* Begin DATA EXCERPT *

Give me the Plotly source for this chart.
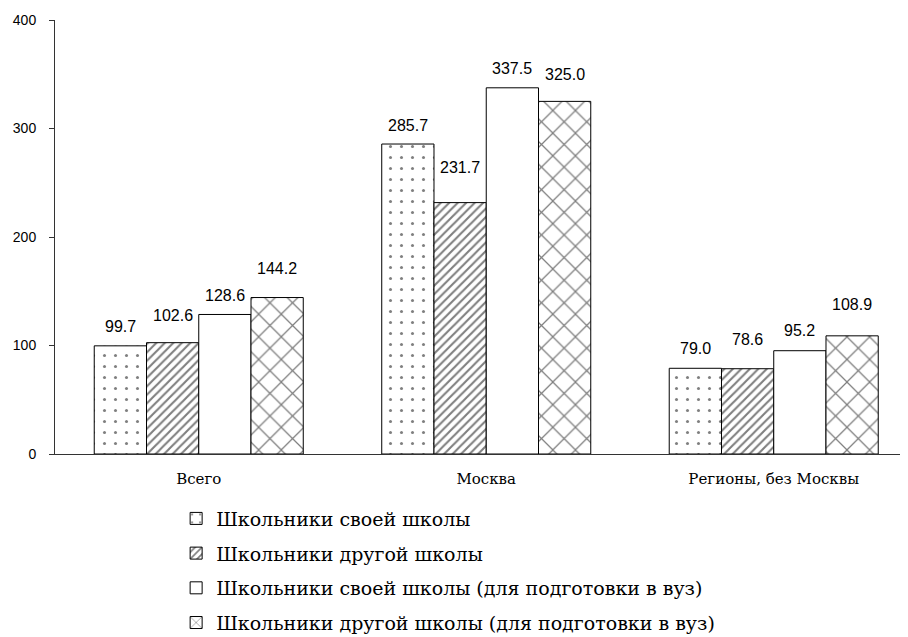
import plotly.graph_objects as go

categories = ["Всего", "Москва", "Регионы, без Москвы"]
series_names = [
    "Школьники своей школы",
    "Школьники другой школы",
    "Школьники своей школы (для подготовки в вуз)",
    "Школьники другой школы (для подготовки в вуз)",
]
s_own = [99.7, 285.7, 79.0]
s_other = [102.6, 231.7, 78.6]
s_own_prep = [128.6, 337.5, 95.2]
s_other_prep = [144.2, 325.0, 108.9]
series_values = [s_own, s_other, s_own_prep, s_other_prep]
y_ticks = [0, 100, 200, 300, 400]

# style
patterns = [
    dict(shape=".", size=11, solidity=0.06, fgcolor="black", bgcolor="white"),
    dict(shape="/", size=6, solidity=0.35, fgcolor="black", bgcolor="white"),
    dict(shape="", fgcolor="black", bgcolor="white"),
    dict(shape="x", size=16, solidity=0.15, fgcolor="black", bgcolor="white"),
]
label_lift = [[19, 27, 19, 29], [19, 35, 19, 27], [20, 29, 20, 31]]  # px above bar top
bargap = 0.273

fig = go.Figure()
for i, (name, vals) in enumerate(zip(series_names, series_values)):
    fig.add_trace(go.Bar(
        x=categories, y=vals, name=name,
        marker=dict(color="white", pattern=patterns[i], line=dict(color="black", width=1)),
        legendgroup=f"g{i}",
    ))

bw = (1 - bargap) / len(series_values)
for ci in range(len(categories)):
    for si, vals in enumerate(series_values):
        fig.add_annotation(
            x=ci + (si - (len(series_values) - 1) / 2) * bw, y=vals[ci],
            text=f"{vals[ci]:.1f}", showarrow=False, yanchor="middle",
            yshift=label_lift[ci][si],
            font=dict(family="Liberation Sans, Arial", size=16, color="black"),
        )

# page body has an 8px default margin, so the figure is 900x629
fig.update_layout(
    width=900, height=629,
    margin=dict(l=47, r=0, t=12, b=183, autoexpand=False),
    paper_bgcolor="white", plot_bgcolor="white",
    barmode="group", bargap=bargap, bargroupgap=0,
    showlegend=True,
    legend=dict(
        x=0.142, y=-0.105, xanchor="left", yanchor="top",
        font=dict(family="DejaVu Serif", size=19, color="black"),
        tracegroupgap=7, traceorder="grouped",
        bgcolor="rgba(0,0,0,0)",
    ),
    xaxis=dict(
        type="category", range=[-0.5, 2.467],
        showline=True, linecolor="#333", linewidth=1,
        ticks="outside", ticklen=11, tickcolor="rgba(0,0,0,0)", showgrid=False,
        tickfont=dict(family="DejaVu Serif", size=15, color="black"),
    ),
    yaxis=dict(
        range=[0, 400], tickvals=y_ticks,
        showline=True, linecolor="#333", linewidth=1,
        ticks="outside", ticklen=5, tickcolor="#333",
        ticklabelstandoff=10,
        showgrid=False, zeroline=False,
        tickfont=dict(family="Liberation Sans, Arial", size=14, color="black"),
    ),
)

fig.write_html("out.html")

* End DATA EXCERPT *

**STATED PROBLEM**
Omit each picture, then return all of the listing exactly as it stands.

**FULL OUTPUT**
Give me the Plotly source for this chart.
import plotly.graph_objects as go

categories = ["Всего", "Москва", "Регионы, без Москвы"]
series_names = [
    "Школьники своей школы",
    "Школьники другой школы",
    "Школьники своей школы (для подготовки в вуз)",
    "Школьники другой школы (для подготовки в вуз)",
]
s_own = [99.7, 285.7, 79.0]
s_other = [102.6, 231.7, 78.6]
s_own_prep = [128.6, 337.5, 95.2]
s_other_prep = [144.2, 325.0, 108.9]
series_values = [s_own, s_other, s_own_prep, s_other_prep]
y_ticks = [0, 100, 200, 300, 400]

# style
patterns = [
    dict(shape=".", size=11, solidity=0.06, fgcolor="black", bgcolor="white"),
    dict(shape="/", size=6, solidity=0.35, fgcolor="black", bgcolor="white"),
    dict(shape="", fgcolor="black", bgcolor="white"),
    dict(shape="x", size=16, solidity=0.15, fgcolor="black", bgcolor="white"),
]
label_lift = [[19, 27, 19, 29], [19, 35, 19, 27], [20, 29, 20, 31]]  # px above bar top
bargap = 0.273

fig = go.Figure()
for i, (name, vals) in enumerate(zip(series_names, series_values)):
    fig.add_trace(go.Bar(
        x=categories, y=vals, name=name,
        marker=dict(color="white", pattern=patterns[i], line=dict(color="black", width=1)),
        legendgroup=f"g{i}",
    ))

bw = (1 - bargap) / len(series_values)
for ci in range(len(categories)):
    for si, vals in enumerate(series_values):
        fig.add_annotation(
            x=ci + (si - (len(series_values) - 1) / 2) * bw, y=vals[ci],
            text=f"{vals[ci]:.1f}", showarrow=False, yanchor="middle",
            yshift=label_lift[ci][si],
            font=dict(family="Liberation Sans, Arial", size=16, color="black"),
        )

# page body has an 8px default margin, so the figure is 900x629
fig.update_layout(
    width=900, height=629,
    margin=dict(l=47, r=0, t=12, b=183, autoexpand=False),
    paper_bgcolor="white", plot_bgcolor="white",
    barmode="group", bargap=bargap, bargroupgap=0,
    showlegend=True,
    legend=dict(
        x=0.142, y=-0.105, xanchor="left", yanchor="top",
        font=dict(family="DejaVu Serif", size=19, color="black"),
        tracegroupgap=7, traceorder="grouped",
        bgcolor="rgba(0,0,0,0)",
    ),
    xaxis=dict(
        type="category", range=[-0.5, 2.467],
        showline=True, linecolor="#333", linewidth=1,
        ticks="outside", ticklen=11, tickcolor="rgba(0,0,0,0)", showgrid=False,
        tickfont=dict(family="DejaVu Serif", size=15, color="black"),
    ),
    yaxis=dict(
        range=[0, 400], tickvals=y_ticks,
        showline=True, linecolor="#333", linewidth=1,
        ticks="outside", ticklen=5, tickcolor="#333",
        ticklabelstandoff=10,
        showgrid=False, zeroline=False,
        tickfont=dict(family="Liberation Sans, Arial", size=14, color="black"),
    ),
)

fig.write_html("out.html")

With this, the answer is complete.